Whether we look to North America or the Commonwealth, into our past or forward to the type of economy we want to become, the arguments bring us back to a customs union with the EU and an industrial strategy that will help rebalance the economy and provide the directed investment to get it growing again. The billions poured by the Bank of England into quantitative easing have signally failed to do this.
A Labour government would invest £250bn over 10 years through our National Transformation Fund, and set up a National Investment Bank, as well as a network of regional development banks to channel investment into productive enterprises across the country, unlocking productivity and creating growth.
We need to understand as we approach critical decision points around our trade policy and our financial regulatory policy that these are choices that will shape not just our relations with the outside world but Britain itself – that choices labelled trade policy or immigration policy or financial regulatory policy are in fact industrial policy, agricultural policy and economic policy.
The Tory party ideologues are in no state to set out a vision for our future economy, far less to rationally assess the policies needed to make it a reality. Financialisation has proven to be an economic dead-end, creating wealth for the few at the expense of social equality, regional balance and long-term productivity growth.
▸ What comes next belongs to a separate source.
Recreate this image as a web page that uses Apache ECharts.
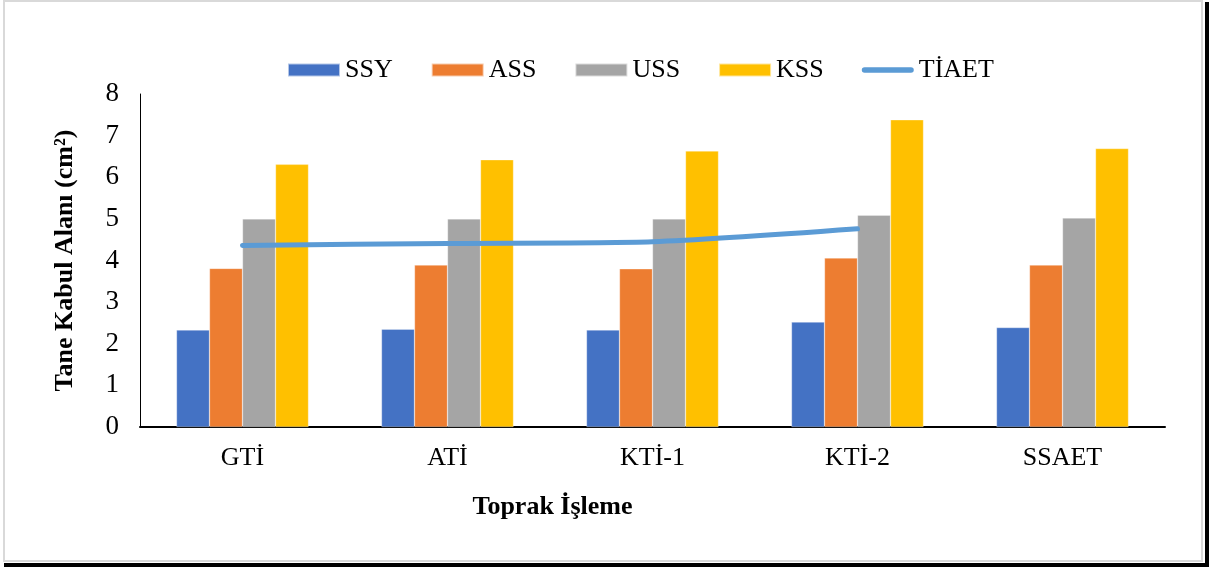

To build a more competitive and equal Britain post-Brexit we need a deal that strengthens our productive sectors such as manufacturing rather than one that deepens financialisation and risks our long-term prosperity. We also need a real industrial strategy based on our regional strengths that enables investment in the productive economy, delivering jobs in our towns as well as our cities that creates value regionally and nationally that can be shared by all.